La cour d'appel de Pau a validé en juin dernier le licenciement d'une salariée ayant effectué un nombre important de connexions vers des sites non professionnels durant son temps de travail. Mais si l'ex-employeur assurait qu'il s'agissait d'une faute grave, les magistrats ont quant à eux retenu la qualification de licenciement à cause réelle et sérieuse. Explications.
Depuis 2001, Catherine X. travaillait en tant que chargée de recrutement pour une entreprise bayonnaise. Sauf qu’en novembre 2009, son CDI est rompu par son employeur. La salariée est licenciée pour faute grave. Qu’est-ce que lui reproche son patron ? Beaucoup de choses : différentes erreurs et négligences, mais aussi son utilisation de l’outil informatique mis à sa disposition dans le cadre de son travail.
La lettre de licenciement de Catherine X. fait effectivement référence à l’utilisation « parfaitement excessive et totalement inappropriée » de sa connexion Internet, au travers de laquelle la salariée est accusée d’avoir consulté de manière récurrente sa messagerie Hotmail personnelle, des sites de rencontres ou des réseaux sociaux tels que Facebook. Si l’employeur précise que la liste qu’il déroule n’est « en aucune manière limitative », il n’oublie pas de souligner que son employée s’est également connectée au site Charlott’Lingerie, à partir duquel l’intéressée travaillait en plus de son emploi en tant qu’hôtesse de vente.

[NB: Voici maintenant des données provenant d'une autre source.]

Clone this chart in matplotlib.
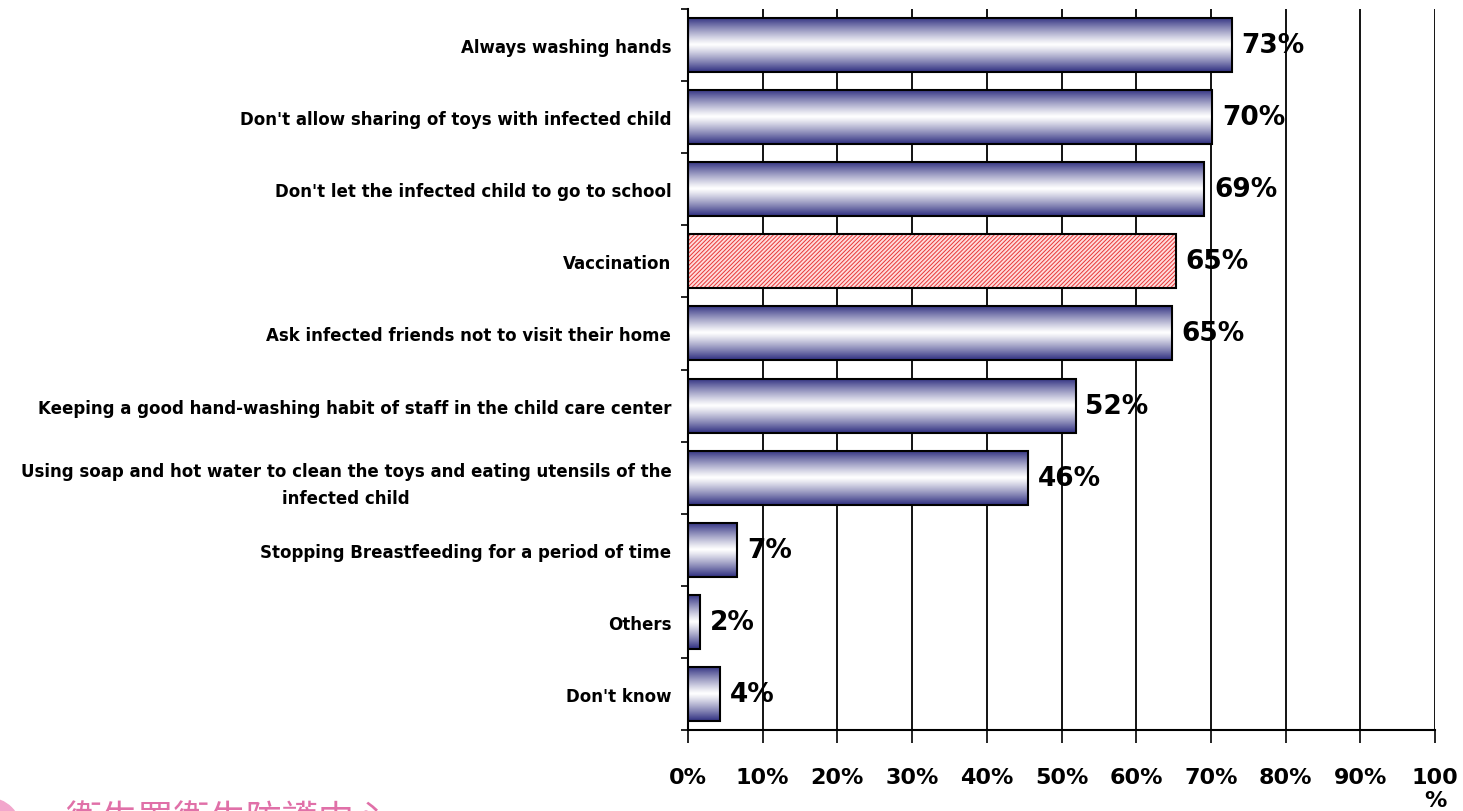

Cause réelle et sérieuse de licenciement
L’affaire aurait pu en rester là, mais la salariée a décidé de contester son licenciement devant la justice. La cour d’appel de Pau a justement rendu un arrêt dans cette affaire le 13 juin dernier, que nous reproduisons ci-dessous.
À partir des « relevés d’écran de l’ordinateur utilisé par Madame Catherine X. dans le cadre de ses fonctions » - lesquels étaient produits par l’employeur - mais aussi des déclarations de l’intéressée, les magistrats ont retenu que les connexions au site Charlott’Lingerie étaient « quotidiennes, fréquentes et durant les heures de travail ». Pour les juges, pas de doute : « il ne peut être contesté que Madame Catherine X. se livrait sur ce site à des opérations commerciales rémunératrices ».
Ce n’est pas tout. Les juges ont également estimé que la salariée avait effectué des visites « très fréquentes, durant les heures de travail, sur des sites communautaires tels que "Facebook" ». La cour d’appel en rajoute une couche : « Les connexions quasi-quotidiennes, à plusieurs reprises dans la journée entre le 12 et le 27 octobre, durant les heures de travail, sur un site sur lequel Madame Catherine X. se livrait à une activité commerciale ainsi que sur des sites communautaires démontrent que cette dernière durant ces périodes ne pouvait se livrer à son travail au sein de l’Agence ».
Conclusion : aux yeux des magistrats, l’ensemble de ces manquements « suffisent à constituer une cause réelle et sérieuse de licenciement ». Il ne s’agissait cependant pas d’une faute grave, en ce que le maintien de l’employée dans l’entreprise restait possible pendant la durée du préavis. L’employeur n’a donc pas obtenu gain de cause sur ce point, et a donc été au final condamné à indemniser son ancienne salariée (préavis, licenciement, rappel de salaire).
La faute et sa sanction appropriée
De fait, cette décision complète la jurisprudence de ces dernières années s’agissant des litiges portant sur la consultation de sites Internet par le salarié, sur son lieu de travail et à des fins non professionnelles. On se souvient par exemple que la cour d’appel de Toulouse, dans une décision rendue en juillet 2007 puis confirmée par la Cour de cassation en mars 2009, avait validé le licenciement pour faute grave d’un employé ayant surfé sur la Toile pendant 41 heures sur son lieu de travail.
S’agissant de Facebook en particulier, la cour d’appel de Lyon a estimé en novembre 2011 que « l’utilisation à des fins ludiques de l'ordinateur professionnel pendant le temps de travail à quatre reprises au mois d'avril 2009 et à deux reprises au mois de mai 2009 » était fautive dès lors qu’elle constituait une violation des prescriptions du contrat de travail. Cependant, le licenciement est une sanction disproportionnée vis-à-vis de cette faute commise (voir notre article).